━━ Data ━━

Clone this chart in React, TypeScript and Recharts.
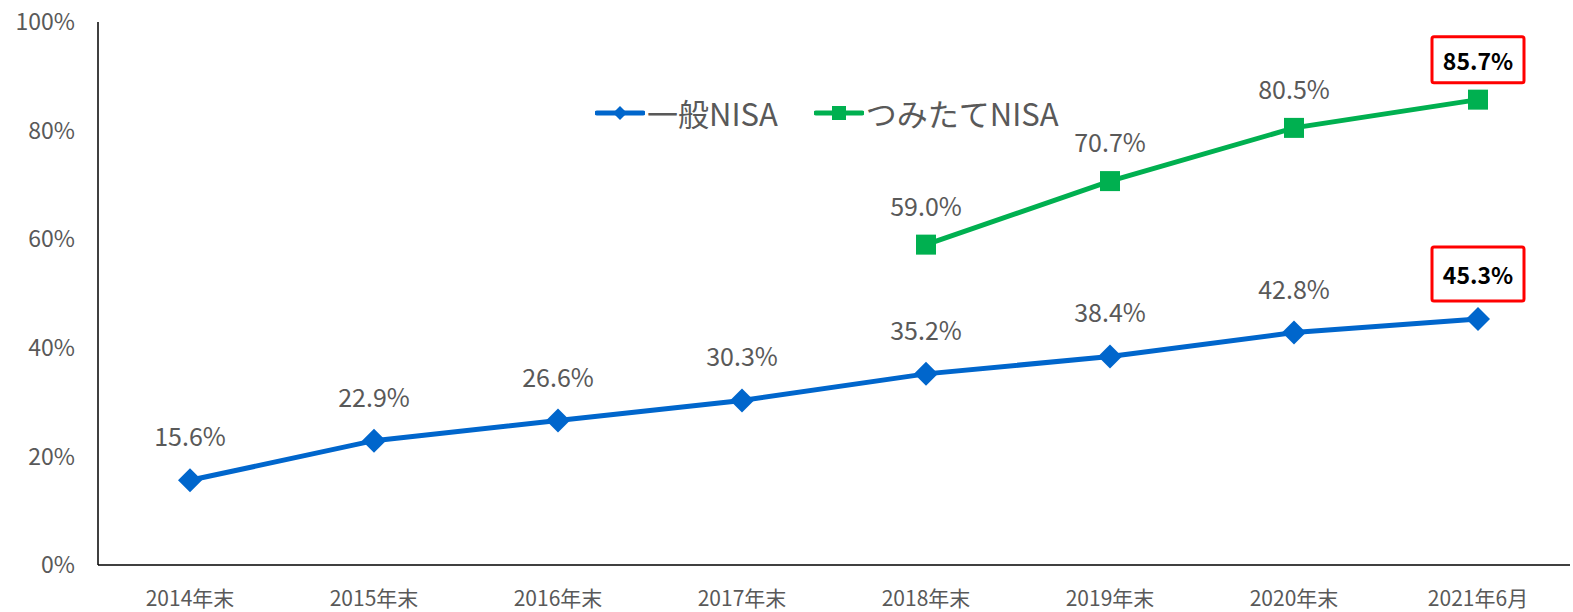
import { LabelList, Legend, Line, LineChart, XAxis, YAxis } from "recharts";

const categories = ["2014年末", "2015年末", "2016年末", "2017年末", "2018年末", "2019年末", "2020年末", "2021年6月"];
const ippanNisa = [15.6, 22.9, 26.6, 30.3, 35.2, 38.4, 42.8, 45.3];
const tsumitateNisa = [null, null, null, null, 59.0, 70.7, 80.5, 85.7];
const yTicks = [0, 20, 40, 60, 80, 100];

const BLUE = "#0066CC";
const GREEN = "#00B050";
const FONT = "'Noto Sans CJK JP', 'Noto Sans', sans-serif";

const data = categories.map((c, i) => ({
    name: c,
    ippan: ippanNisa[i],
    tsumitate: tsumitateNisa[i],
}));

function diamondDot(props: any) {
    const { cx, cy, index } = props;
    if (cx == null || cy == null) return <g key={"d" + index} />;
    const r = 12;
    return (
        <polygon
            key={"d" + index}
            points={`${cx},${cy - r} ${cx + r},${cy} ${cx},${cy + r} ${cx - r},${cy}`}
            fill={BLUE}
        />
    );
}

function squareDot(props: any) {
    const { cx, cy, index, value } = props;
    if (cx == null || cy == null || value == null) return <g key={"s" + index} />;
    const s = 10;
    return <rect key={"s" + index} x={cx - s} y={cy - s} width={s * 2} height={s * 2} fill={GREEN} />;
}

function makeLabel(offset: number, boxH: number) {
    return (props: any) => {
        const { x, y, value, index } = props;
        if (value == null || x == null) return null;
        const ty = y - offset;
        if (index === categories.length - 1) {
            return (
                <g>
                    <rect x={x - 46} y={ty - boxH / 2} width={92} height={boxH} fill="#fff" stroke="#FF0000" strokeWidth={3} rx={2} />
                    <text x={x} y={ty} textAnchor="middle" dominantBaseline="central" fontSize={23} fontWeight="bold" fill="#000" fontFamily={FONT}>
                        {value.toFixed(1)}%
                    </text>
                </g>
            );
        }
        return (
            <text x={x} y={ty} textAnchor="middle" dominantBaseline="central" fontSize={25} fill="#595959" fontFamily={FONT}>
                {value.toFixed(1)}%
            </text>
        );
    };
}

function LegendContent() {
    const items = [
        { name: "一般NISA", color: BLUE, shape: "diamond" },
        { name: "つみたてNISA", color: GREEN, shape: "square" },
    ];
    return (
        <div style={{ display: "flex", alignItems: "center", fontFamily: FONT, fontSize: 31, color: "#595959", lineHeight: 1 }}>
            {items.map((it, i) => (
                <div key={it.name} style={{ display: "flex", alignItems: "center", marginRight: i === 0 ? 36 : 0 }}>
                    <svg width={50} height={20}>
                        <line x1={2} y1={10} x2={48} y2={10} stroke={it.color} strokeWidth={5} strokeLinecap="round" />
                        {it.shape === "diamond" ? (
                            <polygon points="25,3 32,10 25,17 18,10" fill={it.color} />
                        ) : (
                            <rect x={18} y={3} width={14} height={14} fill={it.color} />
                        )}
                    </svg>
                    <span style={{ marginLeft: 2 }}>{it.name}</span>
                </div>
            ))}
        </div>
    );
}

export default function App() {
    return (
        <div style={{ width: 1573, height: 612, background: "#fff" }}>
            <style>{`body{margin:0}`}</style>
            <LineChart width={1573} height={612} data={data} margin={{ top: 22, right: 3, left: 0, bottom: 0 }}>
                <XAxis
                    dataKey="name"
                    height={47}
                    padding={{ left: 92, right: 92 }}
                    tickLine={false}
                    axisLine={{ stroke: "#000", strokeWidth: 1.5 }}
                    tick={{ fill: "#595959", fontSize: 21, fontFamily: FONT }}
                    tickMargin={20}
                    interval={0}
                />
                <YAxis
                    width={98}
                    domain={[0, 100]}
                    ticks={yTicks}
                    tickFormatter={(v) => `${v}%`}
                    tickLine={false}
                    axisLine={{ stroke: "#000", strokeWidth: 1.5 }}
                    tick={{ fill: "#595959", fontSize: 23, fontFamily: FONT }}
                    tickMargin={17}
                />
                <Legend
                    verticalAlign="middle"
                    align="center"
                    content={<LegendContent />}
                    wrapperStyle={{ top: 97, left: 595, width: "auto" }}
                />
                <Line
                    type="linear"
                    dataKey="ippan"
                    stroke={BLUE}
                    strokeWidth={5}
                    dot={diamondDot}
                    activeDot={false}
                    isAnimationActive={false}
                >
                    <LabelList dataKey="ippan" content={makeLabel(45, 54)} />
                </Line>
                <Line
                    type="linear"
                    dataKey="tsumitate"
                    stroke={GREEN}
                    strokeWidth={5}
                    dot={squareDot}
                    activeDot={false}
                    isAnimationActive={false}
                >
                    <LabelList dataKey="tsumitate" content={makeLabel(40, 46)} />
                </Line>
            </LineChart>
        </div>
    );
}
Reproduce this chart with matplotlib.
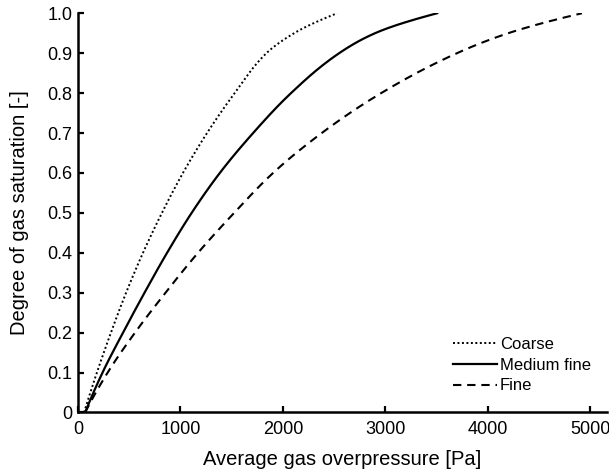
import matplotlib
matplotlib.use("Agg")
import matplotlib.pyplot as plt
import numpy as np

plt.rcParams["font.family"] = ["Liberation Sans", "DejaVu Sans"]

sat = [0.0, 0.1, 0.2, 0.3, 0.4, 0.5, 0.6, 0.7, 0.8, 0.9, 0.95, 1.0]
p_coarse = [60, 185, 322, 470, 635, 820, 1025, 1260, 1530, 1840, 2110, 2530]
p_medium = [70, 240, 440, 650, 870, 1110, 1385, 1710, 2080, 2550, 2900, 3506]
p_fine = [70, 290, 557, 855, 1172, 1525, 1905, 2380, 2960, 3700, 4200, 4920]

labels = ["Coarse", "Medium fine", "Fine"]
x_ticks = [0, 1000, 2000, 3000, 4000, 5000]
y_ticks = [0, 0.1, 0.2, 0.3, 0.4, 0.5, 0.6, 0.7, 0.8, 0.9, 1.0]
y_ticklabels = ["0", "0.1", "0.2", "0.3", "0.4", "0.5", "0.6", "0.7", "0.8", "0.9", "1.0"]


def pchip(xk, yk, xn):
    # monotone cubic through the read points, just to draw a smooth line
    xk = np.asarray(xk, float)
    yk = np.asarray(yk, float)
    h = np.diff(xk)
    delta = np.diff(yk) / h
    d = np.zeros_like(yk)
    for k in range(1, len(xk) - 1):
        if delta[k - 1] * delta[k] > 0:
            w1 = 2 * h[k] + h[k - 1]
            w2 = h[k] + 2 * h[k - 1]
            d[k] = (w1 + w2) / (w1 / delta[k - 1] + w2 / delta[k])
    d[0] = ((2 * h[0] + h[1]) * delta[0] - h[0] * delta[1]) / (h[0] + h[1])
    d[-1] = ((2 * h[-1] + h[-2]) * delta[-1] - h[-1] * delta[-2]) / (h[-1] + h[-2])
    idx = np.clip(np.searchsorted(xk, xn) - 1, 0, len(xk) - 2)
    t = (xn - xk[idx]) / h[idx]
    h00 = 2 * t**3 - 3 * t**2 + 1
    h10 = t**3 - 2 * t**2 + t
    h01 = -2 * t**3 + 3 * t**2
    h11 = t**3 - t**2
    return (h00 * yk[idx] + h10 * h[idx] * d[idx]
            + h01 * yk[idx + 1] + h11 * h[idx] * d[idx + 1])


s_fine = np.linspace(0, 1, 300)

fig = plt.figure(figsize=(6.09, 4.73), dpi=100)
ax = fig.add_axes([0.128, 0.128, 0.869, 0.844])

ax.plot(pchip(sat, p_coarse, s_fine), s_fine, color="black", lw=1.4,
        linestyle=(0, (1, 1.3)), label=labels[0])
ax.plot(pchip(sat, p_medium, s_fine), s_fine, color="black", lw=1.6, label=labels[1])
ax.plot(pchip(sat, p_fine, s_fine), s_fine, color="black", lw=1.5,
        dashes=(4, 2.8), label=labels[2])

ax.set_xlim(0, 5166)
ax.set_ylim(0, 1.0)
ax.set_xticks(x_ticks)
ax.set_yticks(y_ticks)
ax.set_yticklabels(y_ticklabels)

for side in ["top", "right"]:
    ax.spines[side].set_visible(False)
for side in ["left", "bottom"]:
    ax.spines[side].set_linewidth(1.8)

ax.tick_params(direction="in", length=4, width=1.6, labelsize=13)
ax.tick_params(axis="x", pad=6)
ax.tick_params(axis="y", pad=4)

ax.set_xlabel("Average gas overpressure [Pa]", fontsize=14.5, labelpad=9)
ax.set_ylabel("Degree of gas saturation [-]", fontsize=14.5, labelpad=13)

ax.legend(loc="upper left", bbox_to_anchor=(0.744, 0.288), bbox_transform=fig.transFigure,
          frameon=False, fontsize=12, borderpad=0, borderaxespad=0, handlelength=2.64,
          handletextpad=0.18, labelspacing=0.35)

fig.savefig("out.png", dpi=100)
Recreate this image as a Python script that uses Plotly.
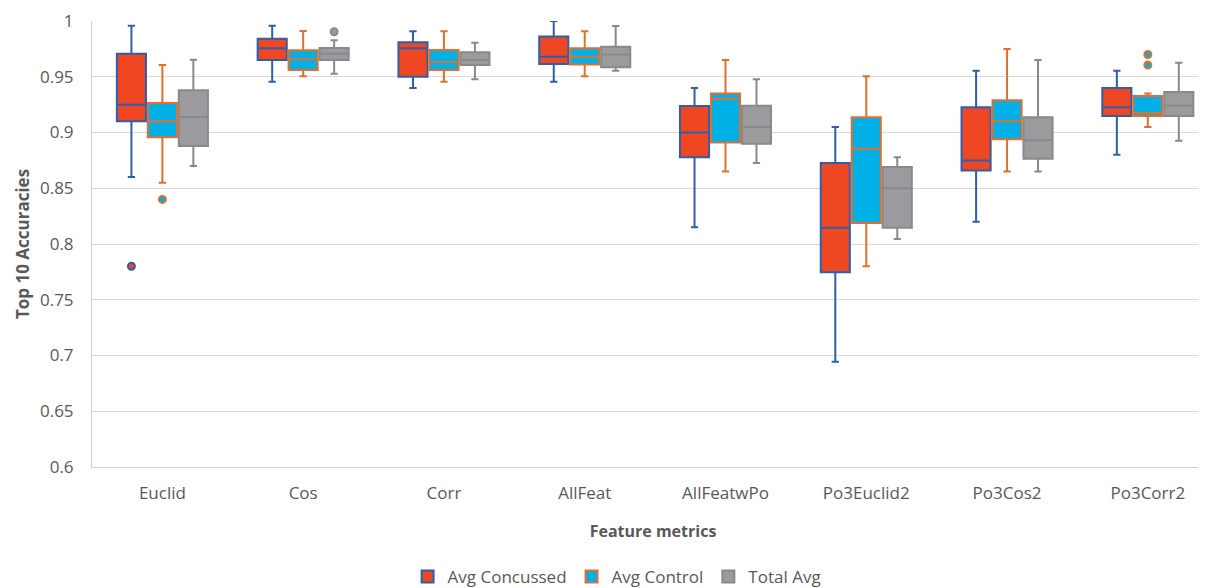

━━━

### Task objective
Go over the records above and tally each line that includes "this". Give the total by itself.

### Response
3